Researchers statistically analyze small-scale magnetic reconnections
Dr. Xue Zhike’s group from Yunnan Observatories of the Chinese Academy of Sciences statistically studied six small-scale magnetic reconnections for the first time using the high-resolution data obtained by the 1-meter New Vacuum Solar Telescope (NVST) at the Fuxian Solar Observatory of Yunnan Observatories. The findings were published in The Astrophysical Journal.
Magnetic reconnection plays a crucial role in determining the topology of magnetic fields in cosmic plasma, and provides an efficient way for the conversion of magnetic energy into kinetic energy. Magnetic reconnection is not easy to observe and confirm, even though it is generally considered to be directly related to the solar eruptions. Previous observational reports on magnetic reconnection are often based on a single event.
In this study, the researchers carefully checked the high-resolution data of the NVST from 2012 to 2020, and found only six cases of magnetic reconnection with obvious inflows and outflows.
All of these magnetic reconnections have large separatrix angles.

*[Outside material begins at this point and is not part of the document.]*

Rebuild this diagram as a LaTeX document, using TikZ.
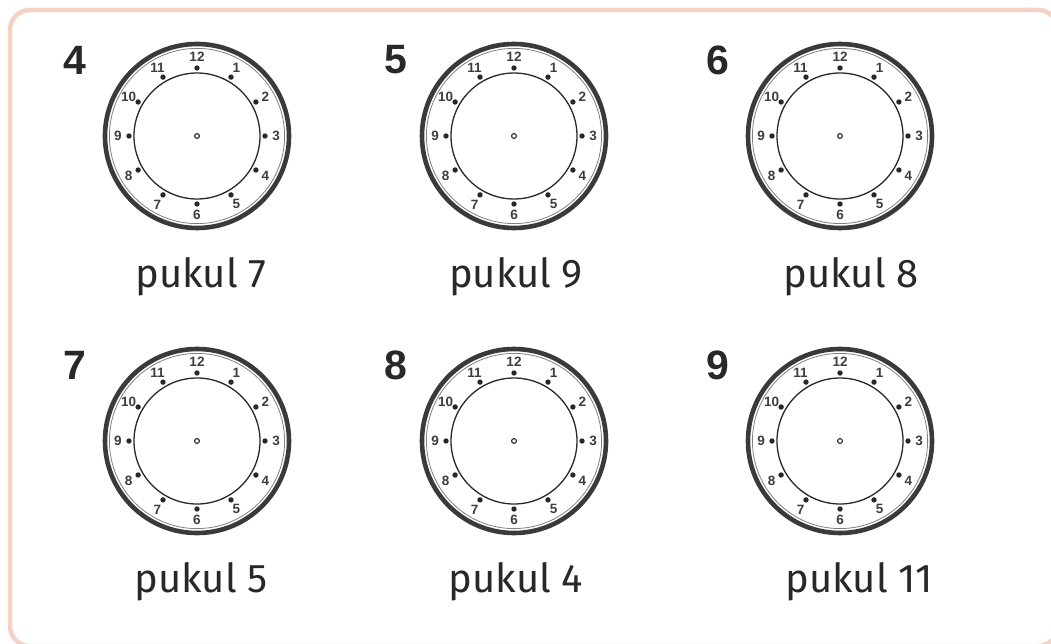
\documentclass[tikz,border=0pt]{standalone}
\usepackage{fontspec}
\setmainfont{Fira Sans}
\newfontfamily\numfont{Liberation Sans}
\usepackage{tikz}
\usetikzlibrary{positioning}
\definecolor{framepink}{RGB}{245,210,198}
\definecolor{rimgray}{RGB}{58,58,58}
\definecolor{inkgray}{RGB}{40,40,40}

\begin{document}
\begin{tikzpicture}[
        x=1pt, y=-1pt,
        qnum/.style = {font=\numfont\bfseries\fontsize{41}{41}\selectfont, text=inkgray},
        hour/.style = {font=\numfont\bfseries\fontsize{13.5}{14}\selectfont, text=inkgray!90, inner sep=0pt},
        caption/.style = {font=\fontsize{40}{44}\selectfont, text=inkgray, anchor=base},
        rim/.style = {draw=rimgray, line width=4.6pt},
        face/.style = {draw=inkgray, line width=1.3pt}
    ]
    \useasboundingbox (0,0) rectangle (1051,644);

    % Frame
    \begin{scope}
        \clip (0,0) rectangle (1051,644);
        \draw [framepink, line width=4.5pt, rounded corners=20pt] (10,10) rectangle (1058,646);
    \end{scope}

    % Clocks: centre x / centre y / question / hour / number x / caption x
    \foreach \cx/\cy/\q/\hr/\qx/\lx in {197/136/4/7/75/201, 514/136/5/9/396/516, 840/136/6/8/718/851,
                                         197/441/7/5/75/201, 514/441/8/4/396/516, 840/441/9/11/718/859} {
        \node (q\q) [qnum] at (\qx,\cy-76) {\q};

        \begin{scope}[shift={(\cx,\cy)}]
            \fill [white] (0,0) circle (94pt);
            \draw [rim] (0,0) circle (92pt);
            \draw [gray, line width=0.8pt] (0,0) circle (87.6pt);
            \draw [face] (0,0) circle (63pt);
            \draw [inkgray, line width=1.1pt] (0,0) circle (2.4pt);
            \foreach \h in {1,...,12} {
                \fill [inkgray] (\h*30-90:68) circle (2.7pt);
                \node [hour] at (\h*30-90:79) {\h};
            }
        \end{scope}

        \node (cap\q) [caption] at (\lx,\cy+151) {pukul \hr};
    }

\end{tikzpicture}
\end{document}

Their morphological characteristics and magnetic field configurations were obtained by the NVST and the Solar Dynamics Observatory (SDO). Meanwhile, several physical parameters of each magnetic reconnection were calculated including the velocities of reconnection inflows, outflows, and separatrix jets, the angles between each pair of separatrices, and the width and length of current sheets and their ratio.
The researchers found that the outflow velocity, the separatrix jet velocity, and the width and length of the current sheet are positively related to the inflow velocity, however, the separatrix angle does not depend on the inflow velocity and is related to the initial magnetic field configuration before magnetic reconnection.
Besides the inflow velocity, they found that the magnetic diffusivity or the magnetic Reynolds number is also important to determine the width of the current sheet.
The magnetic reconnection rates are different among the six reconnection events, and decreases with the increase of the inflow velocity. The results obtained by the kinetic parameters and by the parameters of the current sheet are consistent. Meanwhile, when the separatrix angle is close to 90°, the jet and the outflow reach their maximum velocities.
The findings of these observations are consistent with the results of theoretical model and numerical simulation. In the future, the researchers need to observe finer structures and more accurate magnetic fields to find out how the magnetic reconnection is triggered and to improve the understanding of magnetic reconnection.